As a newly appointed Goodwill Ambassador for the United Nations and the founder of the Love Our Girls pledge, designed to increase awareness about organizations devoted to gender equality, she is channeling those early feminist passions into action.
“It was a nonsensical CONCEPT that a man was more able, or more intelligent, or more WORTHY of a position. I always saw EQUALITY very clearly”
When Gurira arrived at Tisch with a bachelor’s degree in psychology, she made an impression on her fellow grad students by writing and performing her own monologues, which eventually morphed into her plays. That led, in 2006, to her first off-Broadway play (co-written with Nikkole Salter), In the Continuum, about two women from Zimbabwe and Los Angeles with HIV.

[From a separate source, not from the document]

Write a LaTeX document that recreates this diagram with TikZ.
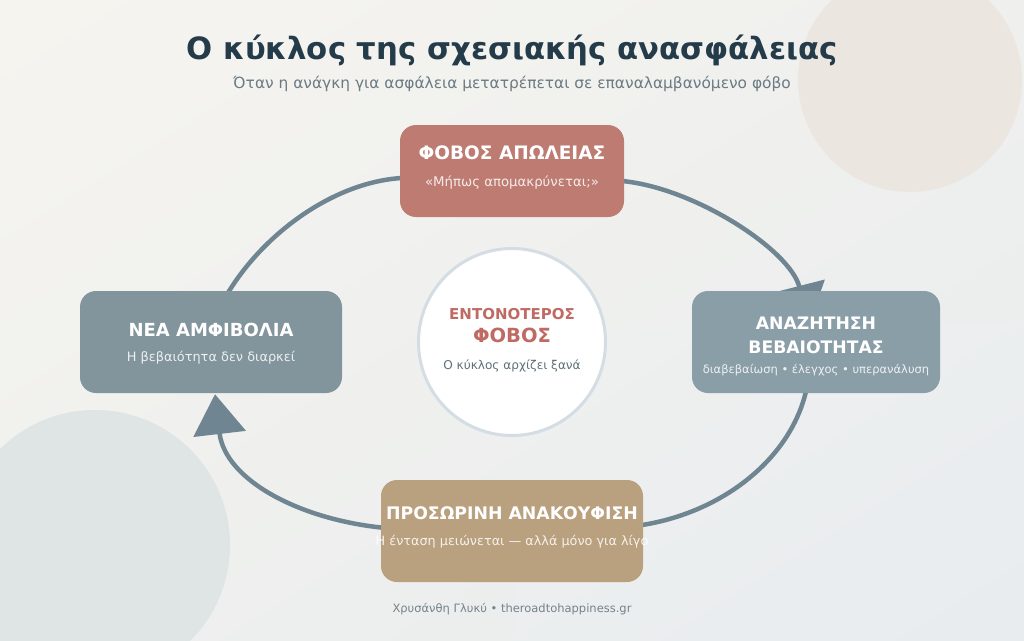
\documentclass[tikz,border=0pt]{standalone}
\usepackage{fontspec}
\setmainfont{DejaVu Sans}
\usetikzlibrary{arrows.meta,calc,shadings}
\definecolor{bgA}{HTML}{F6F4EF}
\definecolor{bgB}{HTML}{E8ECEF}
\definecolor{bgM}{HTML}{EFF0EE}
\definecolor{circTR}{HTML}{ECE6E0}
\definecolor{circBL}{HTML}{DFE4E5}
\definecolor{titleC}{HTML}{243B4A}
\definecolor{subC}{HTML}{6B7A83}
\definecolor{lineC}{HTML}{6F8591}
\definecolor{fearC}{HTML}{BE7B72}
\definecolor{seekC}{HTML}{8A9EA8}
\definecolor{doubtC}{HTML}{82959C}
\definecolor{reliefC}{HTML}{B9A07E}
\definecolor{ringC}{HTML}{D3DDE3}
\definecolor{redT}{HTML}{BF6B64}
\definecolor{grayT}{HTML}{5F707A}
\definecolor{footC}{HTML}{75838B}
\pgfdeclarelayer{back}
\pgfdeclarelayer{mid}
\pgfsetlayers{back,mid,main}
\tikzset{
  stagebox/.style={rounded corners=16pt, inner sep=0pt, minimum width=#1, minimum height=102pt},
  btxt/.style={text=white, font=\fontsize{#1}{20}\selectfont\bfseries, inner sep=0pt},
  stxt/.style={text=white, text opacity=0.85, font=\fontsize{#1}{15}\selectfont, inner sep=0pt},
  conn/.style={draw=lineC, line width=4.5pt},
  tip/.style={-{Triangle[length=40pt,width=52pt,fill=lineC]}}
}
\begin{document}
\begin{tikzpicture}[x=1pt,y=-1pt]
\useasboundingbox (0,0) rectangle (1024,640);
% nodes
\node[stagebox=224pt, minimum height=92pt, fill=fearC] (fear) at (512,171) {};
\node[stagebox=248pt, fill=seekC] (seek) at (816,342) {};
\node[stagebox=262pt, fill=doubtC] (doubt) at (211,342) {};
\node[stagebox=262pt, fill=reliefC] (relief) at (512,531) {};
\node[circle, minimum size=187pt, fill=white, draw=ringC, line width=3pt] (core) at (512,342) {};

\node[text=titleC, font=\fontsize{30.7}{34}\selectfont\bfseries] (title) at (512,50) {Ο κύκλος της σχεσιακής ανασφάλειας};
\node[text=subC, font=\fontsize{15.4}{18}\selectfont] (subtitle) at (512,84) {Όταν η ανάγκη για ασφάλεια μετατρέπεται σε επαναλαμβανόμενο φόβο};

\node[btxt=18.5] (fearT) at (512,153) {ΦΟΒΟΣ ΑΠΩΛΕΙΑΣ};
\node[stxt=13.3] (fearS) at (512,183) {«Μήπως απομακρύνεται;»};

\node[btxt=17.2] (seekT1) at (816,323) {ΑΝΑΖΗΤΗΣΗ};
\node[btxt=17.2] (seekT2) at (816,347) {ΒΕΒΑΙΟΤΗΤΑΣ};
\node[stxt=11.5] (seekS) at (816,370) {διαβεβαίωση • έλεγχος • υπερανάλυση};

\node[btxt=18] (doubtT) at (211,329.5) {ΝΕΑ ΑΜΦΙΒΟΛΙΑ};
\node[stxt=12.9] (doubtS) at (211,358) {Η βεβαιότητα δεν διαρκεί};

\node[btxt=17.3] (reliefT) at (512,513) {ΠΡΟΣΩΡΙΝΗ ΑΝΑΚΟΥΦΙΣΗ};
\node[stxt=12.8] (reliefS) at (512,542) {Η ένταση μειώνεται — αλλά μόνο για λίγο};

\node[text=redT, font=\fontsize{15}{18}\selectfont\bfseries] (coreT1) at (512,314) {ΕΝΤΟΝΟΤΕΡΟΣ};
\node[text=redT, font=\fontsize{19.5}{22}\selectfont\bfseries] (coreT2) at (512,335) {ΦΟΒΟΣ};
\node[text=grayT, font=\fontsize{12.1}{15}\selectfont] (coreS) at (512,366) {Ο κύκλος αρχίζει ξανά};

\node[text=footC, font=\fontsize{11.5}{14}\selectfont] (foot) at (512,609) {Χρυσάνθη Γλυκύ • theroadtohappiness.gr};

% background
\begin{pgfonlayer}{back}
\shade[upper left=bgA, upper right=bgM, lower left=bgM, lower right=bgB] (0,0) rectangle (1024,640);
\begin{scope}
\clip (0,0) rectangle (1024,640);
\fill[circTR] (910,80) circle[radius=112pt];
\fill[circBL] (95,545) circle[radius=135pt];
\end{scope}
\end{pgfonlayer}

% connectors
\begin{pgfonlayer}{mid}
\draw[conn] ($(fear.west)+(2,7)$) .. controls (335,182) and (265,232) .. ($(doubt.north)+(17,2)$);
\draw[conn, tip] ($(fear.east)+(-2,10)$) .. controls (695,188) and (790,250) .. ($(seek.north)+(-7,34)$);
\draw[conn] ($(seek.south)+(-10,-2)$) .. controls (790,460) and (720,515) .. ($(relief.east)+(-8,-5)$);
\draw[conn, tip] ($(relief.west)+(5,-3)$) .. controls (300,520) and (225,480) .. ($(doubt.south)+(4,1)$);
\end{pgfonlayer}
\end{tikzpicture}
\end{document}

While receiving critical acclaim in the theater world, winning Obie and Whiting awards, she was also making her way as New York actors do, guest-starring on shows like Law & Order and supporting roles in small films. Then, in 2012, she was cast as Michonne in The Walking Dead. Black Panther followed in 2016. “We knew we were doing something unprecedented,” Gurira says of the cast and crew of that movie. “No one was coming to a job. We were coming to a calling and a purpose.”
Her own calling now, she says, is to be a powerhouse content producer in the mold of Shonda Rhimes or Reese Witherspoon. “There are a lot of folks who are creating stories beyond their particular platform. I like the idea of stepping into something new. It should feel scary and exciting.” The surest way to gauge whether a project is worthy of the intense focus and energy that she brings to it, she says, is to put it to ‘the Christmas test’. “It’s the kid on Christmas morn’ test,” she laughs. “Does it make me feel that way? You know you’re in the right place when you get that feeling.”